In Ta-Nehisi Coates and Stelfreeze's current Black Panther run, the pair explores Black Panther's connection to Wakanda — and his responsibility to protect the country — in political and social spheres.
Coates and Stelfreeze's Black Panther is ruling a country in turmoil. He hasn't done a stellar job of keeping it safe (recently). Wakanda is supposed to be exceptional, the technological zenith of the world, but Coates and Stelfreeze present the experience of living in it as anything but. And it weighs on Black Panther/T'Challa:
"Wakandan identity held that this is a nation that has never been conquered," Coates says in a Marvel video about his comic. "First job of the king is to protect the nation. And when the king can no longer protect the nation, what is the king?"
Coates and Stelfreeze's comic is one of the best out there today, giving both the character and his home nation a political depth and personal texture that's riveting. The pride T'Challa has in his home country is made clear in the movie. And hopefully Marvel will explore it even further in Black Panther's solo movie.
The one thing about Black Panther we didn't get to see in Civil War
If there's one element of Black Panther that's missing from Captain America: Civil War, it's his intelligence and analytical skills. Black Panther is one of the smartest people in the Marvel universe, and it's a testament to his battlefield strategy that his country has never been conquered.
In the Skrull fight I mentioned above, we get a glimpse of his fighting skills. He analyzes the Skrull's moves and beats him even though the Skrull is blessed with an amalgam of superpowers. And in that same arc, when the Skrulls descend upon Wakanda they're greeted by this, a garden of Skrull heads:
Essentially, no one ever has the upper hand against Black Panther. And once they start to believe they do, it's all downhill from there.

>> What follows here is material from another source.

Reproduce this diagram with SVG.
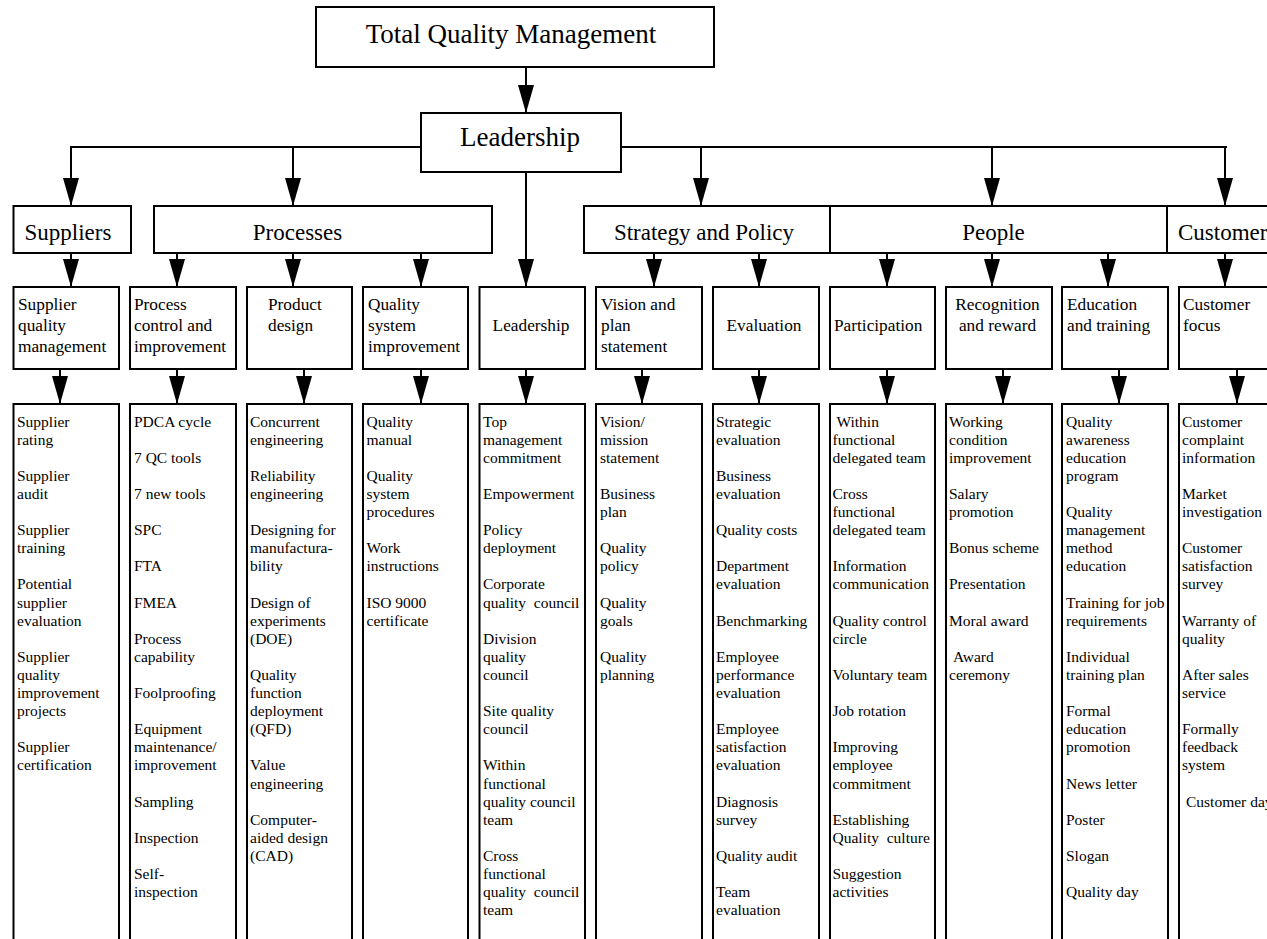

Even though we don't get to see this side of Black Panther in Civil War, the movie is efficient enough to convey the core characteristics of his existence. I didn't keep an official tally of the character's Civil War screen time, but he's only in the movie for maybe 15 minutes or so. Still, Boseman manages to communicate T'Challa's tenacity, his logic, and his toughness. I can only imagine and hope that Black Panther's upcoming solo movie will give us even more of the rich history and spirit that Marvel and his several writers and artists have instilled in the character over the years.